Hawaii 2006

  Here is a picture of the park-and-ride bus that took us home from the airport on Tuesday.  The only reason I included this is to point out that we actually had tickets to leave on Wednesday.  So, we started our vacation by going to the airport and then back home to wait another day.
  OK, it's Wednesday and they let us board the plane this time.  Good chance we will actually make it.
  Welcome to the Four Seasons on the Big Island.  Conde Nast ranks it #1 in the U.S. for service and #1 activities.
  Open lobby.
  This is the view from our room.  We looked out on to the main pool, and you can see the ocean beyond.
  The room had an indoor shower and an outdoor shower.
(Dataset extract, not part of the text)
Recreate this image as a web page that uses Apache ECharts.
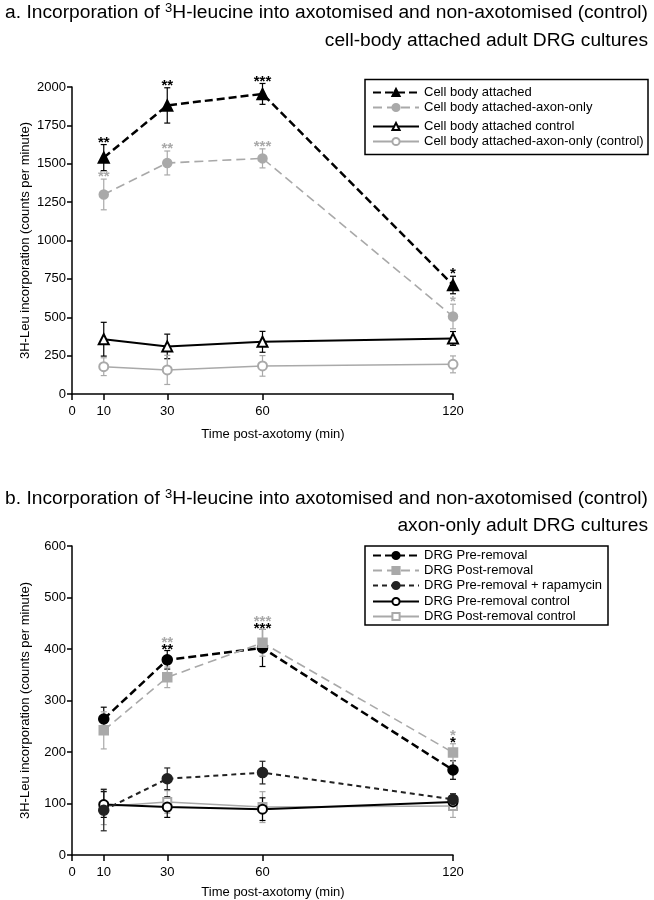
<!DOCTYPE html>
<html><head><meta charset="utf-8">
<script src="https://cdn.jsdelivr.net/npm/echarts@6/dist/echarts.min.js"></script>
<style>html,body{margin:0;padding:0;background:#fff}#c{width:654px;height:900px}</style>
</head><body><div id="c"></div>
<script>
// ---------- data ----------
const times = [10, 30, 60, 120];
const xTicks = [0, 10, 30, 60, 120];

// Chart a
const attached = [1540, 1880, 1955, 710];
const attachedErr = [85, 115, 68, 57];
const axonOnly = [1300, 1505, 1535, 505];
const axonOnlyErr = [100, 78, 62, 80];
const attachedCtrl = [357, 310, 340, 362];
const attachedCtrlErr = [110, 80, 68, 45];
const axonOnlyCtrl = [178, 157, 183, 193];
const axonOnlyCtrlErr = [58, 95, 67, 55];
const sigAttached = ['**', '**', '***', '*'];
const sigAxonOnly = ['**', '**', '***', '*'];

// Chart b
const preRem = [264, 379, 402, 165];
const preRemErr = [23, 18, 36, 18];
const postRem = [242, 345, 412, 199];
const postRemErr = [36, 20, 26, 17];
const rapa = [87, 148, 160, 108];
const rapaErr = [40, 21, 22, 11];
const preCtrl = [98, 93, 89, 103];
const preCtrlErr = [25, 20, 22, 10];
const postCtrl = [94, 103, 93, 95];
const postCtrlErr = [35, 22, 30, 22];
const sigPre = ['', '**', '***', '*'];
const sigPost = ['', '**', '***', '*'];

const namesA = ['Cell body attached', 'Cell body attached-axon-only', 'Cell body attached control', 'Cell body attached-axon-only (control)'];
const namesB = ['DRG Pre-removal', 'DRG Post-removal', 'DRG Pre-removal + rapamycin', 'DRG Pre-removal control', 'DRG Post-removal control'];

// ---------- helpers ----------
const FONT = '"Liberation Sans", Arial, Helvetica, sans-serif';
const GRAY = '#a9a9a9';

function pts(vals) { return times.map((t, i) => [t, vals[i]]); }

function lineSeries(name, ai, vals, color, width, type, symbol, size) {
  return {
    type: 'line', name, xAxisIndex: ai, yAxisIndex: ai, data: pts(vals), z: 3,
    symbol, symbolSize: size, showSymbol: true,
    lineStyle: { color, width, type },
    itemStyle: { color, borderColor: color, borderWidth: 1.5, opacity: 1 },
    emphasis: { disabled: true }, animation: false
  };
}

function errSeries(ai, vals, errs, color, width) {
  return {
    type: 'custom', xAxisIndex: ai, yAxisIndex: ai, z: 2, silent: true, animation: false,
    data: times.map((t, i) => [t, vals[i], errs[i]]),
    encode: { x: 0, y: 1 },
    renderItem: (params, api) => {
      const x = api.value(0), v = api.value(1), e = api.value(2);
      const top = api.coord([x, v + e]), bot = api.coord([x, v - e]);
      const hw = 3, st = { stroke: color, lineWidth: width };
      return { type: 'group', children: [
        { type: 'line', shape: { x1: top[0], y1: top[1], x2: bot[0], y2: bot[1] }, style: st },
        { type: 'line', shape: { x1: top[0] - hw, y1: top[1], x2: top[0] + hw, y2: top[1] }, style: st },
        { type: 'line', shape: { x1: bot[0] - hw, y1: bot[1], x2: bot[0] + hw, y2: bot[1] }, style: st }
      ]};
    }
  };
}

function starSeries(ai, anchors, texts, color, dy) {
  return {
    type: 'custom', xAxisIndex: ai, yAxisIndex: ai, z: 5, silent: true, animation: false,
    data: times.map((t, i) => [t, anchors[i]]),
    encode: { x: 0, y: 1 },
    renderItem: (params, api) => {
      const p = api.coord([api.value(0), api.value(1)]);
      return { type: 'text', x: p[0], y: p[1] + dy,
        style: { text: texts[params.dataIndex], fill: color, font: 'bold 15px ' + FONT, align: 'center', verticalAlign: 'middle' } };
    }
  };
}

const anchorAtt = attached.map((v, i) => v + attachedErr[i]);
const anchorAxo = axonOnly.map((v, i) => v + axonOnlyErr[i]);
const anchorB = preRem.map((v, i) => Math.max(v + preRemErr[i], postRem[i] + postRemErr[i]));

function xAxisCfg(ai, gap) {
  return {
    gridIndex: ai, type: 'value', min: 0, max: 120,
    axisLine: { show: true, onZero: false, lineStyle: { color: '#000', width: 1.5 } },
    axisTick: { show: true, customValues: xTicks, length: 6, lineStyle: { color: '#000', width: 1.5 } },
    axisLabel: { customValues: xTicks, color: '#000', fontSize: 13, fontFamily: FONT, margin: 11 },
    splitLine: { show: false },
    name: 'Time post-axotomy (min)', nameLocation: 'middle', nameGap: gap, nameMoveOverlap: false,
    nameTextStyle: { color: '#000', fontSize: 13, fontFamily: FONT, padding: [0, 0, 0, 21] }
  };
}
function yAxisCfg(ai, max, interval) {
  return {
    gridIndex: ai, type: 'value', min: 0, max, interval,
    axisLine: { show: true, lineStyle: { color: '#000', width: 1.5 } },
    axisTick: { show: true, length: 5, lineStyle: { color: '#000', width: 1.5 } },
    axisLabel: { color: '#000', fontSize: 13, fontFamily: FONT, margin: 6, formatter: v => String(v) },
    splitLine: { show: false },
    name: '3H-Leu incorporation (counts per minute)', nameLocation: 'middle', nameGap: 40, nameMoveOverlap: false,
    nameTextStyle: { color: '#000', fontSize: 13, fontFamily: FONT }
  };
}
function legendCfg(left, top, data) {
  return {
    left, top, orient: 'vertical', itemWidth: 46, itemHeight: 9, itemGap: 2, padding: 0,
    selectedMode: false, data,
    textStyle: { color: '#000', fontSize: 13, fontFamily: FONT }
  };
}
const titleStyle = { fontSize: 19.2, fontFamily: FONT, fontWeight: 'normal', color: '#000' };
function titleLine1(top, letter) {
  return {
    right: 6, top, padding: 0,
    text: '{n|' + letter + '. Incorporation of }{s|3}{n|H-leucine into axotomised and non-axotomised (control)}',
    textStyle: {
      fontWeight: 'normal',
      rich: {
        n: Object.assign({ lineHeight: 24 }, titleStyle),
        s: { fontSize: 13, fontFamily: FONT, fontWeight: 'normal', color: '#000', lineHeight: 24, padding: [0, 0, 10, 0] }
      }
    }
  };
}
function titleLine2(top, text) {
  return { right: 6, top, padding: 0, text, textStyle: Object.assign({ lineHeight: 24 }, titleStyle) };
}

const chart = echarts.init(document.getElementById('c'), null, { renderer: 'canvas' });
chart.setOption({
  animation: false,
  backgroundColor: '#fff',
  title: [
    titleLine1(1, 'a'),
    titleLine2(29, 'cell-body attached adult DRG cultures'),
    titleLine1(487, 'b'),
    titleLine2(514, 'axon-only adult DRG cultures')
  ],
  grid: [
    { left: 72, top: 87, width: 381, height: 307 },
    { left: 72, top: 546, width: 381, height: 311 }
  ],
  xAxis: [xAxisCfg(0, 34), xAxisCfg(1, 31)],
  yAxis: [yAxisCfg(0, 2000, 250), yAxisCfg(1, 600, 100)],
  legend: [
    legendCfg(372, 86, namesA.slice(0, 2)),
    legendCfg(372, 120, namesA.slice(2)),
    legendCfg(372, 549, namesB.slice(0, 3)),
    legendCfg(372, 595, namesB.slice(3))
  ],
  graphic: [
    { type: 'rect', shape: { x: 365, y: 79.5, width: 283, height: 75 }, style: { fill: 'none', stroke: '#000', lineWidth: 1.5 }, silent: true },
    { type: 'rect', shape: { x: 365, y: 546, width: 243, height: 79 }, style: { fill: 'none', stroke: '#000', lineWidth: 1.5 }, silent: true }
  ],
  series: [
    // chart a
    errSeries(0, attachedCtrl, attachedCtrlErr, '#000', 1.2),
    errSeries(0, axonOnlyCtrl, axonOnlyCtrlErr, GRAY, 1.2),
    errSeries(0, axonOnly, axonOnlyErr, GRAY, 1.2),
    errSeries(0, attached, attachedErr, '#000', 1.2),
    lineSeries(namesA[3], 0, axonOnlyCtrl, GRAY, 1.5, 'solid', 'emptyCircle', 9),
    lineSeries(namesA[2], 0, attachedCtrl, '#000', 2, 'solid', 'emptyTriangle', 10),
    lineSeries(namesA[1], 0, axonOnly, GRAY, 1.6, [9, 5], 'circle', 9),
    lineSeries(namesA[0], 0, attached, '#000', 2.5, [8, 4], 'triangle', 11),
    starSeries(0, anchorAtt, sigAttached, '#000', -2),
    starSeries(0, anchorAxo, sigAxonOnly, GRAY, -2),
    // chart b
    errSeries(1, postCtrl, postCtrlErr, GRAY, 1.2),
    errSeries(1, preCtrl, preCtrlErr, '#000', 1.2),
    errSeries(1, rapa, rapaErr, '#222', 1.2),
    errSeries(1, preRem, preRemErr, '#000', 1.2),
    errSeries(1, postRem, postRemErr, GRAY, 1.2),
    lineSeries(namesB[4], 1, postCtrl, GRAY, 1.5, 'solid', 'emptyRect', 8),
    lineSeries(namesB[3], 1, preCtrl, '#000', 2, 'solid', 'emptyCircle', 9),
    lineSeries(namesB[2], 1, rapa, '#222', 2, [5, 4], 'circle', 10),
    lineSeries(namesB[0], 1, preRem, '#000', 2.5, [8, 4], 'circle', 10),
    lineSeries(namesB[1], 1, postRem, GRAY, 1.6, [9, 5], 'rect', 9),
    starSeries(1, anchorB, sigPre, '#000', -1),
    starSeries(1, anchorB, sigPost, GRAY, -8)
  ]
});
</script>
</body></html>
The outdoor shower was in a little, private, walled garden.
  Conde Nast could have also ranked the resort high for in-room friends.  It could have been worse; another party at the resort reported having a large rat and having to switch rooms.  Such is life in the tropics...
  Our first day, we rented a Jeep Wrangler and toured the island a bit. 
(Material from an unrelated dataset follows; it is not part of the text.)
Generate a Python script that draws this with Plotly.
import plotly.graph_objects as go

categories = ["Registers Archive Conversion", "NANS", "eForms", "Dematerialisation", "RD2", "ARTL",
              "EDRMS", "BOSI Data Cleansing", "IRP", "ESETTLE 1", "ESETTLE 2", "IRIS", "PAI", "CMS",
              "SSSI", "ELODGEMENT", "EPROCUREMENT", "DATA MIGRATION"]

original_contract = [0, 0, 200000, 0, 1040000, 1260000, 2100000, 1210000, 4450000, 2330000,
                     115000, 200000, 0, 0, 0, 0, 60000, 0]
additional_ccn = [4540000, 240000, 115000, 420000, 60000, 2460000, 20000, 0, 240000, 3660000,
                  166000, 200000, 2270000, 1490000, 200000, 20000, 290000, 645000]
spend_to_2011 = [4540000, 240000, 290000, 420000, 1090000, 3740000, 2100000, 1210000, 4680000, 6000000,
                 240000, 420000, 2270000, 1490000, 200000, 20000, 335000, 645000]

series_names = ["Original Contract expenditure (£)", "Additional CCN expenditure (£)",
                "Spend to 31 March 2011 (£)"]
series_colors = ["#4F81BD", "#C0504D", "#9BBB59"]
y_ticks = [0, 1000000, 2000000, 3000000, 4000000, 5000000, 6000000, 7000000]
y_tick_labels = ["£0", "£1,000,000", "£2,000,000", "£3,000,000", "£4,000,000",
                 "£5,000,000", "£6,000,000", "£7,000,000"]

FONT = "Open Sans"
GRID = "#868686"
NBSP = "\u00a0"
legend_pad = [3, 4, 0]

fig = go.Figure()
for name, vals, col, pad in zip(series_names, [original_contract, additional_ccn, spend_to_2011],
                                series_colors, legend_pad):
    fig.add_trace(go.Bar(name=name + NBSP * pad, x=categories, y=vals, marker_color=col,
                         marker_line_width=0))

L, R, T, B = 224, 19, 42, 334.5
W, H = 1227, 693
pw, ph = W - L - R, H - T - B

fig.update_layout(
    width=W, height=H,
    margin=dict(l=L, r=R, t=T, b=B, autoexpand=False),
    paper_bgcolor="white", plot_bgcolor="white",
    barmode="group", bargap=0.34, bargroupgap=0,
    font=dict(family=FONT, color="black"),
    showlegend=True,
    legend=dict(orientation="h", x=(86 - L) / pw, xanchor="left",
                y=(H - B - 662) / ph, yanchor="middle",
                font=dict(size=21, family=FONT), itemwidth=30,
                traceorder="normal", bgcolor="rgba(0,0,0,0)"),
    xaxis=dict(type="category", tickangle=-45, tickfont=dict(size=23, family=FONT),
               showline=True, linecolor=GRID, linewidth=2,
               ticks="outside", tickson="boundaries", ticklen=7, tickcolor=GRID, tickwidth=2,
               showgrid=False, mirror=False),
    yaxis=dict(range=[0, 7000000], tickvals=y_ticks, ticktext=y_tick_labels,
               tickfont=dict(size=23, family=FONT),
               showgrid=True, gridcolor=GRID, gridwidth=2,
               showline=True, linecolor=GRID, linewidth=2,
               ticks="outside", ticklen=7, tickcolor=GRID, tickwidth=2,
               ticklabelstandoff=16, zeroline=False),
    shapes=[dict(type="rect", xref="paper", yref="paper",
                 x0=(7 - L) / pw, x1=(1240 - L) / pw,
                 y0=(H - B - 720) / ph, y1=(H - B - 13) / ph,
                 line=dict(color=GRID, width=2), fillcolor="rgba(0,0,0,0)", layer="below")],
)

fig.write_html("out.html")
  Nothing like the lush, tropical flora of Hawai'i.  Actually, the coast where most of the resorts are is covered in a old lava flow.  The resorts are carved out of fields of black, lava rock.
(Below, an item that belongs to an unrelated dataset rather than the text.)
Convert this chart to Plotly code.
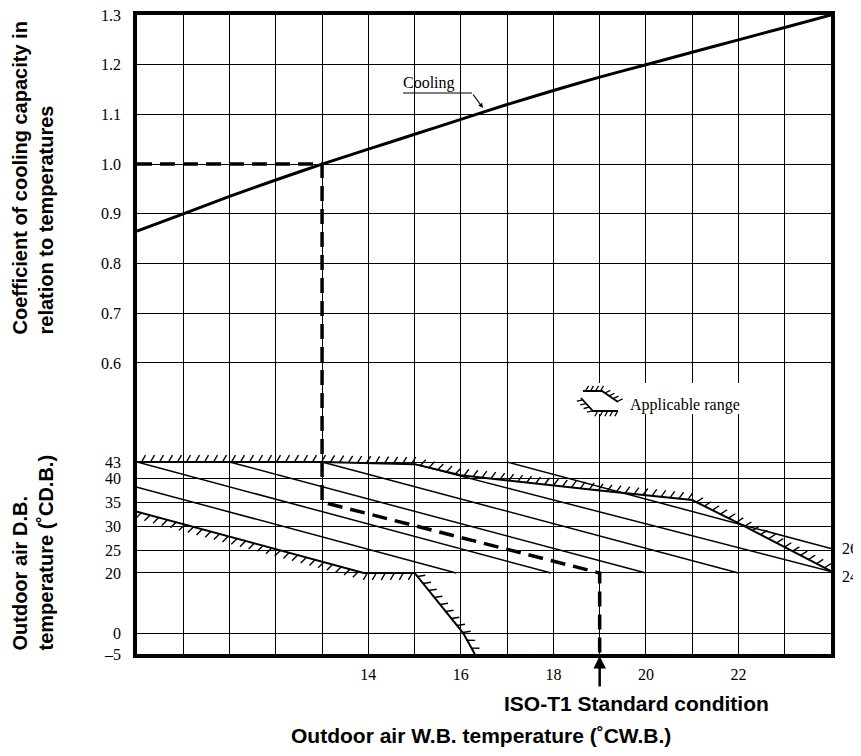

  Ah, here is the Hawaiian greenery we were looking for.  We found a waterfall hike, but where there is greenery there is also rain.  At least it was warm.
  Bill and Julie at Akaka Falls.
  We drove all the way to the Volcano National Park where you can hike amongst active and inactive volcanoes.  Here is Bill in the crater of an inactive one.
  Julie, also in a volcanic crater, standing in front of a huge, steaming pile of, uh, lava.
  The Thurston lava tube.  Lava tubes are formed as rivers of lava crust over and they essentially flow as underground rivers.
  A couple of days later, we went of a snorkel/sail on a catamaran.  Nice boat that was only a couple of months old.  It was designed to hold 50 people but we only had 22 so there was plenty of room.
  While were were sailing, a group of dolphins came over to check out our boat.
  Bill and Julie at sea.
  What would Hawaii be without golf?  We played the South course at Mauna Lani, and we both played really well.  Julie was a monster off the tee all day long.  After a long hot day, it was nice (for Bill) to get back and hit the spa where they had a cold plunge (45 degrees!).
  Our last day, we rented a car and drove to do a hike in the Waipio valley.  The valley used to be more populated until a tsunami wiped it out in 1946.  The lack of electricity, plumbing, etc. keeps it sparsely populated.
  The hike down to the valley is a 25% grade road down the valley wall.  It was easier to walk up than down, strangely enough.  Either way, I'm sure it sucks in the snow.
  We made it to the bottom (finally).
  Along the shore, we were able to hike to a waterfall.
  If you walked in the opposite direction from the waterfall, you came to a black sand beach.
When the tsunami hit, the residents left the area but their horses stayed behind.  Herds of wild horses now inhabit the area (until, of course, the next tsunami hits...)
  The area as long been considered sacred by the Hawaiians.  Their kings used to meet there to make important decisions.  On the left, you can see this is a burial ground and camping and ATVs are prohibited.  On the right, you can see port-o-potties, so apparently pooping is not.
  The end of our last day and we say good bye to Hawaii for another time.
  In case you have never seen the waiting area of a tropical airport.  All outside.